Le décor est sobre. Gargotes et autres petits restaurants ont fermé leurs portes juste pour le mois de Ramadan. Des jeunes filles drapées de Djellaba assortie de foulard se trouvent de part et d’autre de la voie. Le carême a ses exigences. C’est un mois béni qui consacre le jeûne : une privation de nourritures et d’eau pendant la journée pour accomplir un pilier important de la religion. Le jeûne est donc une obligation pour tout fidèle musulman, sain d’esprit et de corps.

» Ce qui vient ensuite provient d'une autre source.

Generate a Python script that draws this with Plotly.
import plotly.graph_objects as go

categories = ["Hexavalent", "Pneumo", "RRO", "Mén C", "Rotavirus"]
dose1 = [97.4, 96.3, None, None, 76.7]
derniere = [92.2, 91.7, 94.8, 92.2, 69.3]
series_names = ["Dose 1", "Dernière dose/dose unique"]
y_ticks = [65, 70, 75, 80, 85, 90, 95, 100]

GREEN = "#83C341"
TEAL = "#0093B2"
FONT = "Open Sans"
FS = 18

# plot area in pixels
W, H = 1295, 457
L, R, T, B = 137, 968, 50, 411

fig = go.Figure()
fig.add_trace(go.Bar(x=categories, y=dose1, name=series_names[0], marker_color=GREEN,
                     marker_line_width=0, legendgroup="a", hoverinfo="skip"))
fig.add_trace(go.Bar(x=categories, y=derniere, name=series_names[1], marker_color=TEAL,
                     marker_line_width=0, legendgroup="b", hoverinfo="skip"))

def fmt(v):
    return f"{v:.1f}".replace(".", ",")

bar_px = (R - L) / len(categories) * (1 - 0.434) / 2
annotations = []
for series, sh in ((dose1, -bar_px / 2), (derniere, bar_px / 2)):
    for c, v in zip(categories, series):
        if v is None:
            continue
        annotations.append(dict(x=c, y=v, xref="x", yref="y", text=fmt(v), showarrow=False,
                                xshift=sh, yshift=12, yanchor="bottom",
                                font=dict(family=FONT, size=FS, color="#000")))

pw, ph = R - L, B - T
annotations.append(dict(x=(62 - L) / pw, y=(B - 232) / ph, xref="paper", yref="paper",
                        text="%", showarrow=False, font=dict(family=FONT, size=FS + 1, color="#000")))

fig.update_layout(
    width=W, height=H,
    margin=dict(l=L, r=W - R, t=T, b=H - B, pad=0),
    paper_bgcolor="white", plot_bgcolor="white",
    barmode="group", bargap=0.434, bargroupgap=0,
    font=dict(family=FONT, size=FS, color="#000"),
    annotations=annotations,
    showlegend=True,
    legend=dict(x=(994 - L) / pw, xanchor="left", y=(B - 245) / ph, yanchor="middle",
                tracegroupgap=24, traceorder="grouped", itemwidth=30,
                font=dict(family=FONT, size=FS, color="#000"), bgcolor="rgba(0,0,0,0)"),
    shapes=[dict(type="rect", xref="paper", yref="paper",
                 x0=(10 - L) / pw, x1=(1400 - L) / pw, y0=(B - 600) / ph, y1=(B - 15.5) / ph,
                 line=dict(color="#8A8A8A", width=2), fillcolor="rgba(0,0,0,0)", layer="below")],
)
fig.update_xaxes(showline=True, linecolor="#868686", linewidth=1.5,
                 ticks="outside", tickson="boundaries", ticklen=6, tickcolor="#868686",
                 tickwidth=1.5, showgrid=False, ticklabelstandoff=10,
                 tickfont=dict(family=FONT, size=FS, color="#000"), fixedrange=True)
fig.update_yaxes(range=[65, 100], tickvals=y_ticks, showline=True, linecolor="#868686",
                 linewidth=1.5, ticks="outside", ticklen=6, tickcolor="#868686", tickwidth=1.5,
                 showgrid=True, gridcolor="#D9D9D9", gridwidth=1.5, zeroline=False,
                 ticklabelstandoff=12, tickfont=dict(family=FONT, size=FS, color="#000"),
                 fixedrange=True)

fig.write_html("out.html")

Mais tout le monde s’accorde à reconnaître que le jeûne doit se faire dans des conditions requises pour être agréé par Allah, Clément et Miséricordieux. Mais il y a des débats d’écoles sur le fait d’avaler sa salive. Certains estiment que la pratique (avaler sa salive) est un facteur d’annulation du jeûne. Ils se mettent à cracher excessivement et partout sans discernement aucune. Les crachats visibles un peu partout sont annonciateurs du Ramadan. Les gens crachent n’importent comment en oubliant aussi que le carême rime avec la propreté. Cet acte perpétré par certains fidèles n’est pas hygiénique et répond encore moins à un quelconque critère religieux. Ces projections de salive peuvent être à l’origine de la trans mision de certaines maladies. Autrement dit, les crachats peuvent être des agents pathogènes parce que pouvant contenir des microbes, bactéries et autres.

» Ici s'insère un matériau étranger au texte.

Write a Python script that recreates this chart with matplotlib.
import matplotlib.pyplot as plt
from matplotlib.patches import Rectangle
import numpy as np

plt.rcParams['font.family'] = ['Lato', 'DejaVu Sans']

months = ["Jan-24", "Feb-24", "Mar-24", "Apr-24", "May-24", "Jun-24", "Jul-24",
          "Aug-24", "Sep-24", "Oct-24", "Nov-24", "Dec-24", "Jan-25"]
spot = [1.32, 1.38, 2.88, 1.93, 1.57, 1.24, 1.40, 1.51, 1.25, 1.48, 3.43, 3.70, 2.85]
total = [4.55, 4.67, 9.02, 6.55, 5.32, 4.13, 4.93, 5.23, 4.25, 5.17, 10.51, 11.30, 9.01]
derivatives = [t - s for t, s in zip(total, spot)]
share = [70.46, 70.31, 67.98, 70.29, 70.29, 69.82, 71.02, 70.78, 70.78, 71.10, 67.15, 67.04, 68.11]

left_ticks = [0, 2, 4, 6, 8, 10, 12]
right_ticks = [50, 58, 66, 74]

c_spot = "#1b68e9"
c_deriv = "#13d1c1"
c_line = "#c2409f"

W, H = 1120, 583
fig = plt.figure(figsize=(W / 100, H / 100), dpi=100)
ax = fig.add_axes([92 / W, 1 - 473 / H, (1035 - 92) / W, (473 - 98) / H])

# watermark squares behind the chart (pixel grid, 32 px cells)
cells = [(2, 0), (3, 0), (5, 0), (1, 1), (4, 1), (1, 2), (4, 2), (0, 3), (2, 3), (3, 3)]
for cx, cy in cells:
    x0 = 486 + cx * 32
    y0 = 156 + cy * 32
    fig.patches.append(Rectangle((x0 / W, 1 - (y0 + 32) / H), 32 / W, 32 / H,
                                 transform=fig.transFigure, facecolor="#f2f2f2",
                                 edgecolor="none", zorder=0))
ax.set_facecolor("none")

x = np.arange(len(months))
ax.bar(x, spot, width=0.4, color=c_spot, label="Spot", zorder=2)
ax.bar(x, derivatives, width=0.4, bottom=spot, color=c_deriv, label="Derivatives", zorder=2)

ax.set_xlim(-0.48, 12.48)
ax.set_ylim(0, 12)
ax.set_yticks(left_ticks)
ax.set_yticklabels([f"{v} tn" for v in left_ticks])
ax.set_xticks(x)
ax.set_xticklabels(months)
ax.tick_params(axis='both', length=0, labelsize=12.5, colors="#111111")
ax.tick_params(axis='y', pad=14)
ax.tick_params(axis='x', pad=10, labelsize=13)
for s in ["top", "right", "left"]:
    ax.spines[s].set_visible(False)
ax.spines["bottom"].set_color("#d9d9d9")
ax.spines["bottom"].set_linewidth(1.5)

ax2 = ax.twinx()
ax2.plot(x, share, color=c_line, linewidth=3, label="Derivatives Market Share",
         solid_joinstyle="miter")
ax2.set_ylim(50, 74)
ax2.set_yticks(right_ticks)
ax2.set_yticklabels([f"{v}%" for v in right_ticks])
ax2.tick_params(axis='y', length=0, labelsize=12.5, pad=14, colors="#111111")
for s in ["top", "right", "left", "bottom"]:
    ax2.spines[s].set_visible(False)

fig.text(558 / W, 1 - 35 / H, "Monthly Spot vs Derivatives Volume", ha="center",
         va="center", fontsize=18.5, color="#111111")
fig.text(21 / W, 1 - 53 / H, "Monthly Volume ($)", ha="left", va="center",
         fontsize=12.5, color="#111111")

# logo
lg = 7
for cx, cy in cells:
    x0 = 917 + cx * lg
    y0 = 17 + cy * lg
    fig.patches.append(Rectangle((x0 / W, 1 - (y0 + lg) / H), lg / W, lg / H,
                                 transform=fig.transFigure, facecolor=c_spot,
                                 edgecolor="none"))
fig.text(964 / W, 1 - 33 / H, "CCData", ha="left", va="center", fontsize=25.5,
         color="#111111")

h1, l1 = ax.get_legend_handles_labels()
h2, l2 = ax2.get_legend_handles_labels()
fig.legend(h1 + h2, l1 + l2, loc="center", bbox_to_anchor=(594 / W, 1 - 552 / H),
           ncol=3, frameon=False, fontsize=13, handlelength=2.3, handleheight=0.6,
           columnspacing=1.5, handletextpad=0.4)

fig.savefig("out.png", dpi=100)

Selon les spécialistes, la salive est un mélange d’eau, de protéines, d’électrolytes et de sels minéraux. Elle est issue des glandes salivaires principales (parotides, sublinguales et sous-maxillaires) et des glandes annexes sous la muqueuse. Le débit salivaire d’un adulte est d’environ 1 litre par jour mais il faut savoir qu’on salive plus debout ou couché. On le fait moins étant assis et plus en hiver qu’en été mais globalement très peu la nuit.

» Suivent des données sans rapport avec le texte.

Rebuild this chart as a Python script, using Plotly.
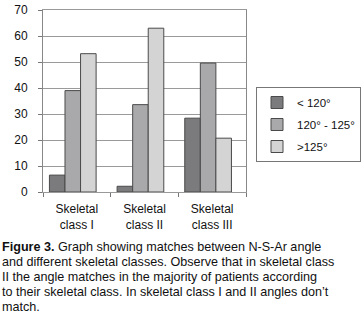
import plotly.graph_objects as go

categories = ["Skeletal<br>class I", "Skeletal<br>class II", "Skeletal<br>class III"]
series_names = ["< 120°", "120° - 125°", ">125°"]
lt120 = [6.5, 2.2, 28.4]
mid = [39.0, 33.6, 49.6]
gt125 = [53.2, 63.0, 20.7]
colors = ["#7b7b7d", "#a9a9ab", "#d4d4d5"]
offsets = [-0.405, -0.175, 0.055]
bar_width = 0.23

caption_lines = [
    "<b>Figure 3.</b> Graph showing matches between N-S-Ar angle",
    "and different skeletal classes. Observe that in skeletal class",
    "II the angle matches in the majority of patients according",
    "to their skeletal class. In skeletal class I and II angles don’t",
    "match.",
]

fig = go.Figure()
for i, (name, vals) in enumerate(zip(series_names, [lt120, mid, gt125])):
    fig.add_trace(go.Bar(
        x=categories, y=vals, name=name,
        marker=dict(color=colors[i], line=dict(color="#4a4a4a", width=1)),
        offset=offsets[i], width=bar_width,
        legendgroup=f"g{i}",
    ))

annotations = []
for k, line in enumerate(caption_lines):
    ypix = 247 + 15 * k
    annotations.append(dict(
        xref="paper", yref="paper", x=(0 - 43) / 203, y=(192 - ypix) / 182,
        xanchor="left", yanchor="middle", align="left", showarrow=False,
        text=line, font=dict(size=12.6, color="#111"),
    ))

fig.update_layout(
    width=361, height=324,
    margin=dict(l=43, r=115, t=10, b=132, autoexpand=False),
    paper_bgcolor="white", plot_bgcolor="white",
    font=dict(family="Liberation Sans, Arial, sans-serif", size=12, color="#111"),
    barmode="group",
    showlegend=True,
    legend=dict(
        xref="container", yref="container",
        x=256 / 361, y=1 - 87 / 324, xanchor="left", yanchor="top",
        bordercolor="#777", borderwidth=1, bgcolor="white",
        font=dict(size=11.5), tracegroupgap=3,
        itemwidth=30,
    ),
    xaxis=dict(
        type="category", tickson="boundaries", ticks="outside", ticklen=4,
        tickcolor="#777", showline=True, linecolor="#999", mirror=True,
        showgrid=False, tickfont=dict(size=12), ticklabelstandoff=6,
        automargin=False,
    ),
    yaxis=dict(
        range=[0, 70], dtick=10, ticks="outside", ticklen=4, tickcolor="#777",
        showline=True, linecolor="#888", mirror=True,
        showgrid=True, gridcolor="#9a9a9a", gridwidth=1,
        zeroline=False, tickfont=dict(size=12), ticklabelstandoff=8,
        automargin=False,
    ),
    annotations=annotations,
)

fig.write_html("out.html", post_script="document.body.style.margin='0';",
               config={"displayModeBar": False})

La salive a un rôle physiologique essentiel pour le corps humain et comporte aussi un risque pour la santé puisqu’elle peut véhiculer des agents pathogènes responsables de diverses maladies. A titre d’illustration, le ministre de la Santé et de l’Hygiène publique, Pr samba Ousmane Sow, disait, il y a une semaine à la faveur de la célébration de la Journée mondiale de lutte contre la tuberculose, que les gouttelettes de salive peuvent transmettre le bacille de Koch (agent pathogène de la maladie). Il est même recommandé de couvrir sa bouche avec le bras avant de tousser afin d’éviter une éventuelle contamination.
L’imam Sadou Coulibaly ironise. «Certains crachent fréquemment pendant le Ramadan parce qu’ils cherchent à éviter ce qu’il ne faut pas éviter». Et c’est ce qui provoque le desséchement de la bouche, la soif et une pratique pénible du jeûne. Pour lui, ingurgiter sa salive ne rompt pas le jeûne parce qu’on ne peut s’en abstenir. L’imam soutient qu’on peut juste cracher une ou deux seule fois après l’expulsion de l’eau de la bouche. Mais il précise qu’on doit rejeter les autres éléments qui ne sont pas de la salive. L’odeur, les résidus de nourriture et le saignement de la gencive n’ont aucun effet sur le jeûne, précise-t-il.
L’imam Ahamed Diallo ajoutera que le fait de cracher à côté des gens est un acte que l’Islam ne recommande pas parce qu’on peut nuire à son prochain à travers cet acte. «Or nuire à son prochain est considéré comme «haram», un interdit en islam», dit-il. Il soutient que le fait d’absorber sa salive n’entraine pas la rupture du jeûne et cela est valable quelle que soit la quantité de la salive.